INFORMATION SUPPLIED |

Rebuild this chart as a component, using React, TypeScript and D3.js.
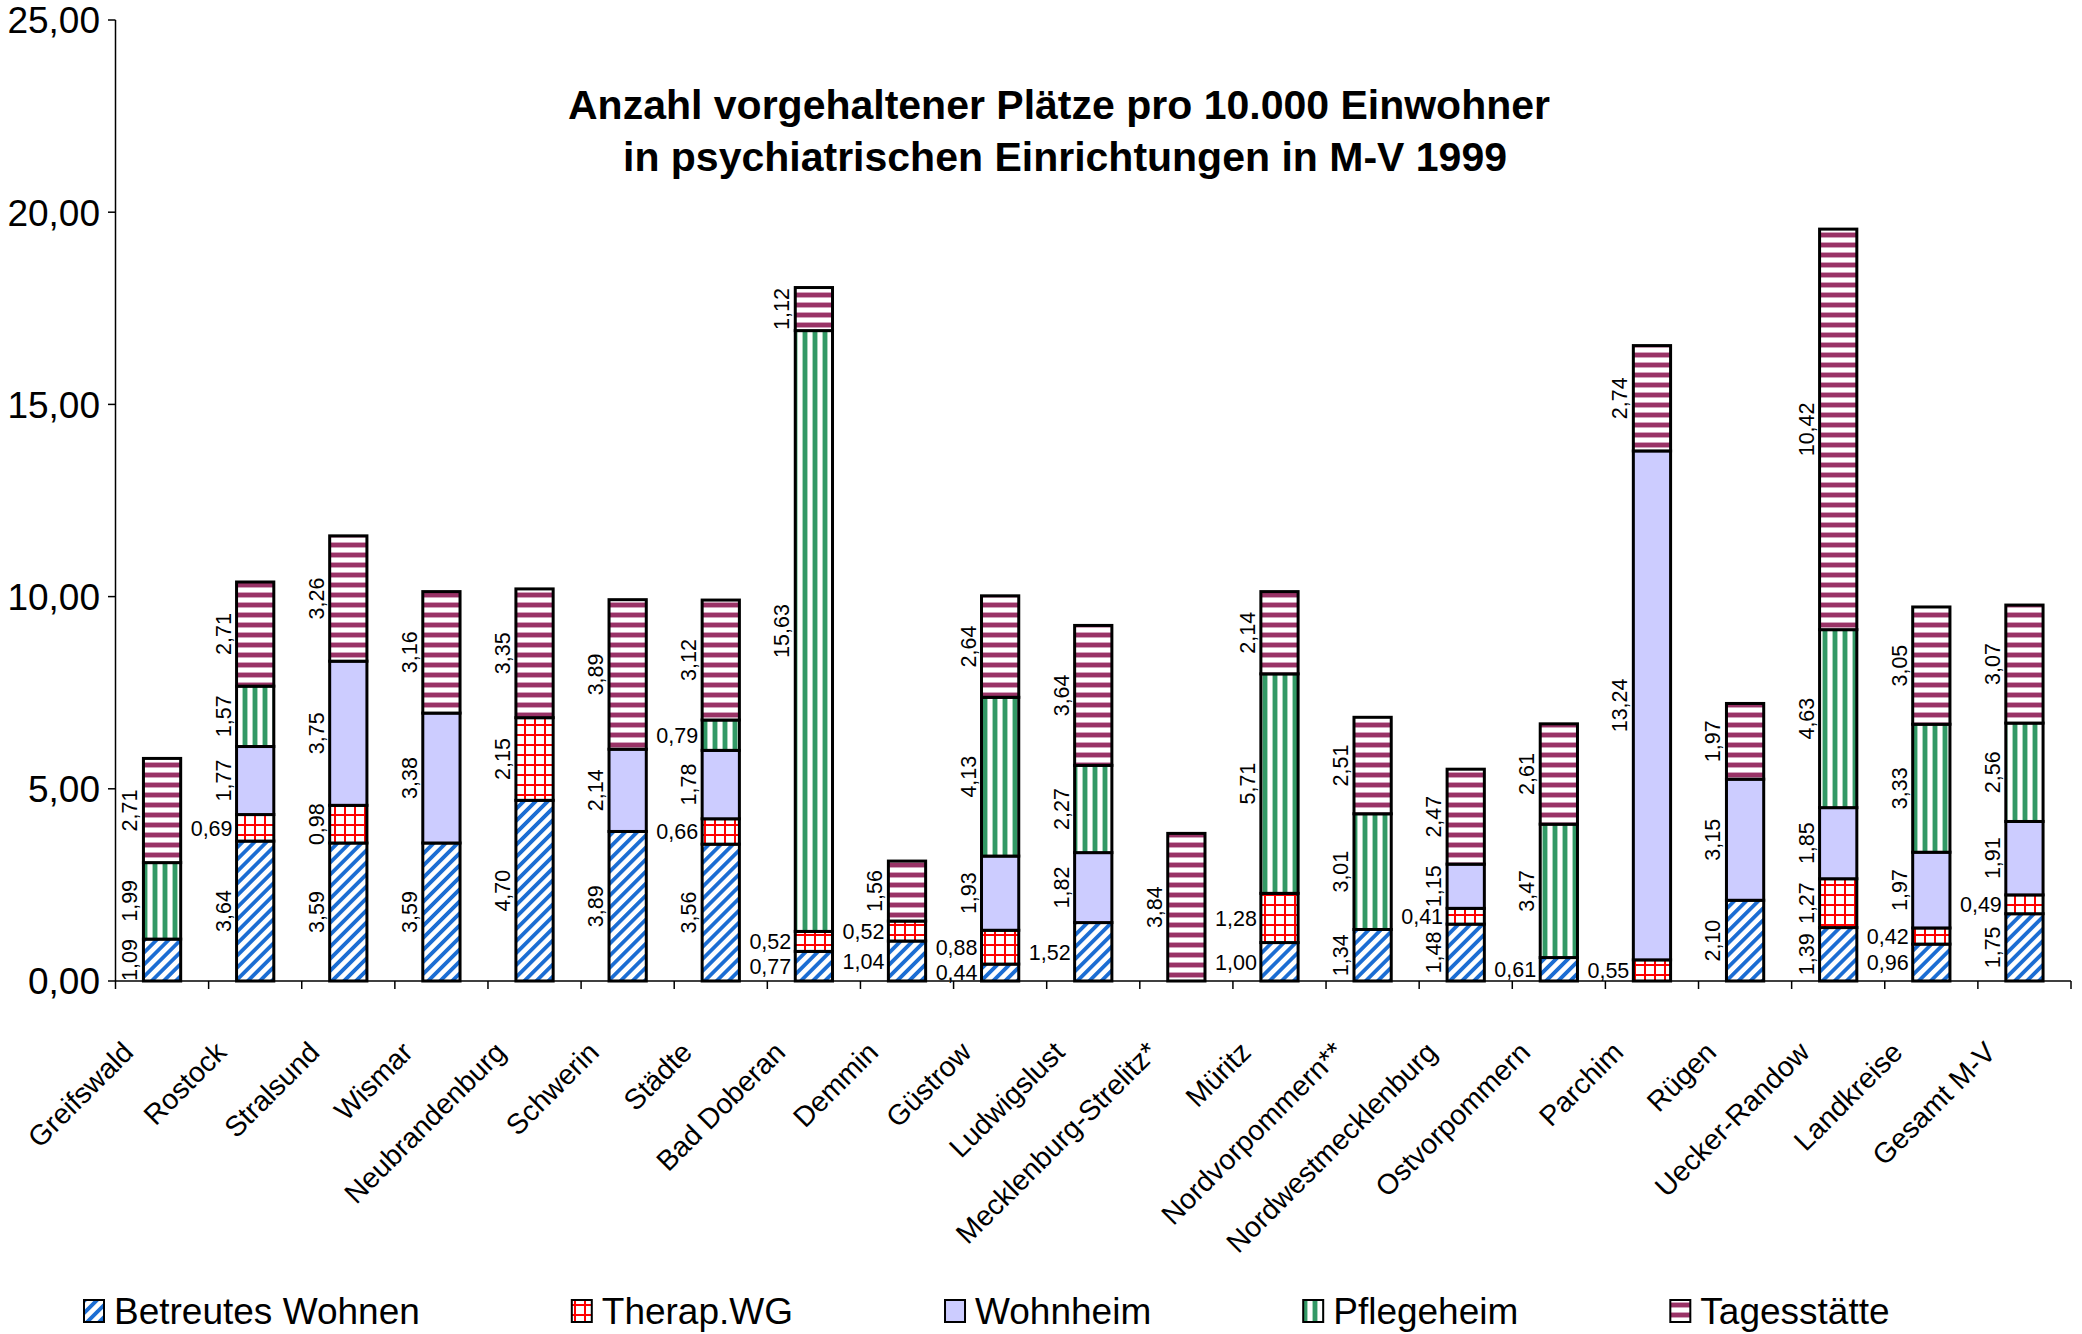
import React, { useEffect, useRef } from 'react';
import * as d3 from 'd3';

const categories = [
  'Greifswald', 'Rostock', 'Stralsund', 'Wismar', 'Neubrandenburg', 'Schwerin', 'Städte',
  'Bad Doberan', 'Demmin', 'Güstrow', 'Ludwigslust', 'Mecklenburg-Strelitz*', 'Müritz',
  'Nordvorpommern**', 'Nordwestmecklenburg', 'Ostvorpommern', 'Parchim', 'Rügen',
  'Uecker-Randow', 'Landkreise', 'Gesamt M-V',
];
const seriesNames = ['Betreutes Wohnen', 'Therap.WG', 'Wohnheim', 'Pflegeheim', 'Tagesstätte'];

const betreutesWohnen = [1.09, 3.64, 3.59, 3.59, 4.70, 3.89, 3.56, 0.77, 1.04, 0.44, 1.52, 0, 1.00, 1.34, 1.48, 0.61, 0, 2.10, 1.39, 0.96, 1.75];
const therapWG = [0, 0.69, 0.98, 0, 2.15, 0, 0.66, 0.52, 0.52, 0.88, 0, 0, 1.28, 0, 0.41, 0, 0.55, 0, 1.27, 0.42, 0.49];
const wohnheim = [0, 1.77, 3.75, 3.38, 0, 2.14, 1.78, 0, 0, 1.93, 1.82, 0, 0, 0, 1.15, 0, 13.24, 3.15, 1.85, 1.97, 1.91];
const pflegeheim = [1.99, 1.57, 0, 0, 0, 0, 0.79, 15.63, 0, 4.13, 2.27, 0, 5.71, 3.01, 0, 3.47, 0, 0, 4.63, 3.33, 2.56];
const tagesstaette = [2.71, 2.71, 3.26, 3.16, 3.35, 3.89, 3.12, 1.12, 1.56, 2.64, 3.64, 3.84, 2.14, 2.51, 2.47, 2.61, 2.74, 1.97, 10.42, 3.05, 3.07];

const yTicks = [0, 5, 10, 15, 20, 25];
const titleLines = [
  'Anzahl vorgehaltener Plätze pro 10.000 Einwohner',
  'in psychiatrischen Einrichtungen in M-V 1999',
];

// labels that sit horizontally next to the bar (category|series index)
const flatLabels = new Set([
  'Rostock|1', 'Städte|1', 'Städte|3', 'Bad Doberan|0', 'Bad Doberan|1', 'Demmin|0', 'Demmin|1',
  'Güstrow|0', 'Güstrow|1', 'Ludwigslust|0', 'Müritz|0', 'Müritz|1', 'Nordwestmecklenburg|1',
  'Ostvorpommern|0', 'Parchim|1', 'Landkreise|0', 'Landkreise|1', 'Gesamt M-V|1',
]);

export default function App() {
  const ref = useRef<SVGSVGElement>(null);

  useEffect(() => {
    document.body.style.margin = '0';
    const svg = d3.select(ref.current);
    svg.selectAll('*').remove();
    const font = "'Liberation Sans', Arial, sans-serif";

    const values = [betreutesWohnen, therapWG, wohnheim, pflegeheim, tagesstaette];
    const rows = categories.map((c, i) => {
      const r: any = { cat: c };
      seriesNames.forEach((s, k) => { r[s] = values[k][i]; });
      return r;
    });
    const stacked = d3.stack().keys(seriesNames)(rows);

    const x = d3.scaleBand().domain(categories).range([115.5, 2071]).paddingInner(0.6).paddingOuter(0.3);
    const y = d3.scaleLinear().domain([0, 25]).range([981, 20]);
    const loc = d3.formatLocale({ decimal: ',', thousands: '.', grouping: [3], currency: ['', ' €'] });
    const fmt = loc.format('.2f');

    // fill patterns
    const defs = svg.append('defs');
    const bw = defs.append('pattern').attr('id', 'pat-bw').attr('patternUnits', 'userSpaceOnUse')
      .attr('width', 8.5).attr('height', 8.5).attr('patternTransform', 'rotate(45)');
    bw.append('rect').attr('width', 8.5).attr('height', 8.5).attr('fill', '#fff');
    bw.append('rect').attr('width', 3.8).attr('height', 8.5).attr('fill', '#1b6dd3');

    const twg = defs.append('pattern').attr('id', 'pat-twg').attr('patternUnits', 'userSpaceOnUse')
      .attr('width', 10).attr('height', 10);
    twg.append('rect').attr('width', 10).attr('height', 10).attr('fill', '#fff');
    twg.append('rect').attr('x', 4).attr('width', 2).attr('height', 10).attr('fill', '#ff0000');
    twg.append('rect').attr('y', 4).attr('width', 10).attr('height', 2).attr('fill', '#ff0000');

    const ph = defs.append('pattern').attr('id', 'pat-ph').attr('patternUnits', 'userSpaceOnUse')
      .attr('width', 10).attr('height', 10);
    ph.append('rect').attr('width', 10).attr('height', 10).attr('fill', '#fff');
    ph.append('rect').attr('x', 2).attr('width', 6).attr('height', 10).attr('fill', '#a8d5bc');
    ph.append('rect').attr('x', 3).attr('width', 4).attr('height', 10).attr('fill', '#339966');

    const ts = defs.append('pattern').attr('id', 'pat-ts').attr('patternUnits', 'userSpaceOnUse')
      .attr('width', 10).attr('height', 10);
    ts.append('rect').attr('width', 10).attr('height', 10).attr('fill', '#fff');
    ts.append('rect').attr('y', 2).attr('width', 10).attr('height', 6).attr('fill', '#d3a3bd');
    ts.append('rect').attr('y', 3).attr('width', 10).attr('height', 4).attr('fill', '#993366');

    const fills = ['url(#pat-bw)', 'url(#pat-twg)', '#ccccff', 'url(#pat-ph)', 'url(#pat-ts)'];

    // title
    svg.append('g').selectAll('text').data(titleLines).enter().append('text')
      .attr('x', (d, i) => (i === 0 ? 1059 : 1065))
      .attr('y', (d, i) => 119 + i * 52)
      .attr('text-anchor', 'middle')
      .style('font-family', font).style('font-size', '41px').style('font-weight', 'bold')
      .text(d => d);

    // y axis
    const yAxis = svg.append('g');
    yAxis.append('line').attr('x1', 115.5).attr('x2', 115.5).attr('y1', y(0)).attr('y2', y(25))
      .attr('stroke', '#000').attr('stroke-width', 1.5);
    yAxis.selectAll('.tick').data(yTicks).enter().append('line')
      .attr('x1', 108).attr('x2', 115.5).attr('y1', d => y(d)).attr('y2', d => y(d))
      .attr('stroke', '#000').attr('stroke-width', 1.5);
    yAxis.selectAll('text').data(yTicks).enter().append('text')
      .attr('x', 100).attr('y', d => y(d)).attr('dy', '0.36em').attr('text-anchor', 'end')
      .style('font-family', font).style('font-size', '37px')
      .text(d => fmt(d));

    // x axis
    const xAxis = svg.append('g');
    xAxis.append('line').attr('x1', 115.5).attr('x2', 2071).attr('y1', y(0)).attr('y2', y(0))
      .attr('stroke', '#000').attr('stroke-width', 1.5);
    xAxis.selectAll('.tick').data(d3.range(categories.length + 1)).enter().append('line')
      .attr('x1', i => 115.5 + i * x.step()).attr('x2', i => 115.5 + i * x.step())
      .attr('y1', y(0)).attr('y2', y(0) + 8)
      .attr('stroke', '#000').attr('stroke-width', 1.5);
    xAxis.selectAll('text').data(categories).enter().append('text')
      .attr('transform', d => `translate(${(x(d) as number) + x.bandwidth() / 2 - 27},1054) rotate(-45)`)
      .attr('text-anchor', 'end')
      .style('font-family', font).style('font-size', '28.5px')
      .text(d => d);

    // bars
    const bars = svg.append('g');
    stacked.forEach((layer, k) => {
      bars.selectAll(`.seg${k}`).data(layer.filter(d => d[1] - d[0] > 0)).enter().append('rect')
        .attr('x', d => x(d.data.cat) as number)
        .attr('width', x.bandwidth())
        .attr('y', d => y(d[1]))
        .attr('height', d => y(d[0]) - y(d[1]))
        .attr('fill', fills[k])
        .attr('stroke', '#000').attr('stroke-width', 3);
    });

    // data labels
    const labels = svg.append('g').style('font-family', font).style('font-size', '21.5px');
    stacked.forEach((layer, k) => {
      layer.filter(d => d[1] - d[0] > 0).forEach(d => {
        const cat = d.data.cat as string;
        const left = x(cat) as number;
        const mid = (y(d[0]) + y(d[1])) / 2;
        if (flatLabels.has(`${cat}|${k}`)) {
          labels.append('text').attr('x', left - 4).attr('y', mid).attr('dy', '0.36em')
            .attr('text-anchor', 'end').text(fmt(d[1] - d[0]));
        } else {
          labels.append('text').attr('transform', `translate(${left - 6},${mid}) rotate(-90)`)
            .attr('text-anchor', 'middle').text(fmt(d[1] - d[0]));
        }
      });
    });

    // legend
    const legend = svg.append('g');
    let lx = 84;
    seriesNames.forEach((s, k) => {
      legend.append('rect').attr('x', lx).attr('y', 1300).attr('width', 20).attr('height', 22)
        .attr('fill', fills[k]).attr('stroke', '#000').attr('stroke-width', 2);
      const t = legend.append('text').attr('x', lx + 30).attr('y', 1324)
        .style('font-family', font).style('font-size', '37px').text(s);
      const w = (t.node() as SVGTextElement).getComputedTextLength();
      lx += 30 + w + 152;
    });
  }, []);

  return <svg ref={ref} width={2082} height={1334} style={{ display: 'block', background: '#fff' }} />;
}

WORK TO DO | Repeat, exactly and in full, each line from the start of the data to the line that contains "import * as d3 from 'd3';". Pictures do not go in.

RESULT BELOW |
Rebuild this chart as a component, using React, TypeScript and D3.js.
import React, { useEffect, useRef } from 'react';
import * as d3 from 'd3';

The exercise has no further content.